** Exercise **
Copy the listing below in full and skip every picture.

** Dataset excerpt **
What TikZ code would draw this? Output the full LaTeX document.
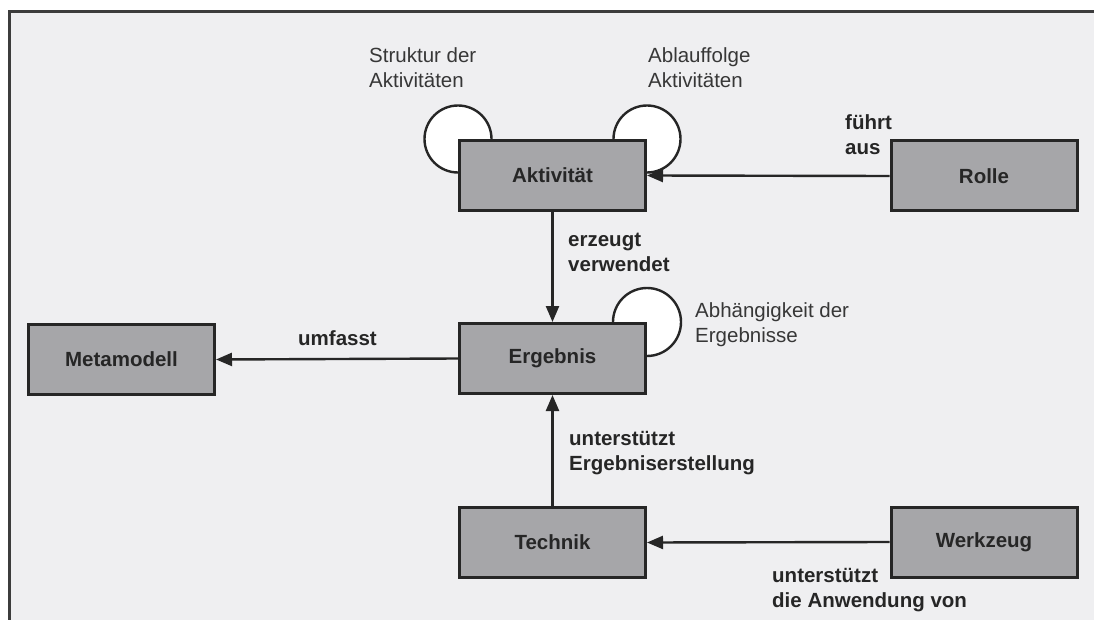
\documentclass[tikz,border=0pt]{standalone}
\usepackage{fontspec}
\setmainfont{Liberation Sans}
\usetikzlibrary{arrows.meta,backgrounds}

\definecolor{panel}{RGB}{239,239,241}
\definecolor{boxfill}{RGB}{166,166,169}
\definecolor{ink}{RGB}{38,38,38}
\definecolor{labelink}{RGB}{55,55,55}
\newcommand\labelfont{\fontsize{20.5pt}{25pt}\selectfont}
\newcommand\twolines[2]{\begin{tabular}[t]{@{}l@{}}#1\\#2\end{tabular}}

\begin{document}
\begin{tikzpicture}[x=1pt,y=-1pt,
  entity/.style={draw=ink, line width=3pt, fill=boxfill, minimum width=186pt,
                 minimum height=70pt, inner sep=0pt, font=\labelfont\bfseries, text=ink},
  rel/.style={draw=ink, line width=2.4pt, -{Triangle[length=16pt,width=13pt]}},
  selfloop/.style={draw=ink, line width=2.4pt, fill=white},
  note/.style={anchor=base west, inner sep=0pt, font=\labelfont, text=labelink},
  verb/.style={anchor=base west, inner sep=0pt, font=\labelfont\bfseries, text=ink}]

\useasboundingbox (0,0) rectangle (1094,620);

% entities of the metamodel
\node[entity] (akt)  at (552.5,175.5) {Aktivität};
\node[entity] (rolle) at (984,176)    {Rolle};
\node[entity] (meta) at (121.5,359.5) {Metamodell};
\node[entity] (erg)  at (552.5,358.5) {Ergebnis};
\node[entity] (tech) at (552.5,542.5) {Technik};
\node[entity] (werk) at (984,542)     {Werkzeug};

% panel, frame and self-relations behind the entities
\begin{scope}[on background layer]
  \fill[panel] (10,11) rectangle (1094,620);
  \draw[ink!90, line width=2.8pt] (9.5,620) -- (9.5,11.3) -- (1094,11.3);
  \draw[selfloop] (akt.north west) circle[radius=33.5pt];
  \draw[selfloop] (akt.north east) circle[radius=33.5pt];
  \draw[selfloop] (erg.north east) circle[radius=34pt];
\end{scope}

% relations
\draw[rel] (rolle.west) -- (akt.east);
\draw[rel] (akt.south)  -- (erg.north);
\draw[rel] (erg.west)   -- (meta.east);
\draw[rel] (tech.north) -- (erg.south);
\draw[rel] (werk.west)  -- (tech.east);

% self-relation labels
\node[note] (lstruk) at (369,63)  {\twolines{Struktur der}{Aktivitäten}};
\node[note] (lablauf) at (648,63) {\twolines{Ablauffolge}{Aktivitäten}};
\node[note] (labh) at (695,317)   {\twolines{Abhängigkeit der}{Ergebnisse}};

% relation labels
\node[verb] (lfuehrt) at (845,130) {\twolines{führt}{aus}};
\node[verb] (lerz) at (568,247)    {\twolines{erzeugt}{verwendet}};
\node[verb] (lumf) at (298,345)    {umfasst};
\node[verb] (luerg) at (569,445)   {\twolines{unterstützt}{Ergebniserstellung}};
\node[verb] (luanw) at (772,582)   {\twolines{unterstützt}{die Anwendung von}};
\end{tikzpicture}
\end{document}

** Correct answer **
What TikZ code would draw this? Output the full LaTeX document.
\documentclass[tikz,border=0pt]{standalone}
\usepackage{fontspec}
\setmainfont{Liberation Sans}
\usetikzlibrary{arrows.meta,backgrounds}

\definecolor{panel}{RGB}{239,239,241}
\definecolor{boxfill}{RGB}{166,166,169}
\definecolor{ink}{RGB}{38,38,38}
\definecolor{labelink}{RGB}{55,55,55}
\newcommand\labelfont{\fontsize{20.5pt}{25pt}\selectfont}
\newcommand\twolines[2]{\begin{tabular}[t]{@{}l@{}}#1\\#2\end{tabular}}

\begin{document}
\begin{tikzpicture}[x=1pt,y=-1pt,
  entity/.style={draw=ink, line width=3pt, fill=boxfill, minimum width=186pt,
                 minimum height=70pt, inner sep=0pt, font=\labelfont\bfseries, text=ink},
  rel/.style={draw=ink, line width=2.4pt, -{Triangle[length=16pt,width=13pt]}},
  selfloop/.style={draw=ink, line width=2.4pt, fill=white},
  note/.style={anchor=base west, inner sep=0pt, font=\labelfont, text=labelink},
  verb/.style={anchor=base west, inner sep=0pt, font=\labelfont\bfseries, text=ink}]

\useasboundingbox (0,0) rectangle (1094,620);

% entities of the metamodel
\node[entity] (akt)  at (552.5,175.5) {Aktivität};
\node[entity] (rolle) at (984,176)    {Rolle};
\node[entity] (meta) at (121.5,359.5) {Metamodell};
\node[entity] (erg)  at (552.5,358.5) {Ergebnis};
\node[entity] (tech) at (552.5,542.5) {Technik};
\node[entity] (werk) at (984,542)     {Werkzeug};

% panel, frame and self-relations behind the entities
\begin{scope}[on background layer]
  \fill[panel] (10,11) rectangle (1094,620);
  \draw[ink!90, line width=2.8pt] (9.5,620) -- (9.5,11.3) -- (1094,11.3);
  \draw[selfloop] (akt.north west) circle[radius=33.5pt];
  \draw[selfloop] (akt.north east) circle[radius=33.5pt];
  \draw[selfloop] (erg.north east) circle[radius=34pt];
\end{scope}

% relations
\draw[rel] (rolle.west) -- (akt.east);
\draw[rel] (akt.south)  -- (erg.north);
\draw[rel] (erg.west)   -- (meta.east);
\draw[rel] (tech.north) -- (erg.south);
\draw[rel] (werk.west)  -- (tech.east);

% self-relation labels
\node[note] (lstruk) at (369,63)  {\twolines{Struktur der}{Aktivitäten}};
\node[note] (lablauf) at (648,63) {\twolines{Ablauffolge}{Aktivitäten}};
\node[note] (labh) at (695,317)   {\twolines{Abhängigkeit der}{Ergebnisse}};

% relation labels
\node[verb] (lfuehrt) at (845,130) {\twolines{führt}{aus}};
\node[verb] (lerz) at (568,247)    {\twolines{erzeugt}{verwendet}};
\node[verb] (lumf) at (298,345)    {umfasst};
\node[verb] (luerg) at (569,445)   {\twolines{unterstützt}{Ergebniserstellung}};
\node[verb] (luanw) at (772,582)   {\twolines{unterstützt}{die Anwendung von}};
\end{tikzpicture}
\end{document}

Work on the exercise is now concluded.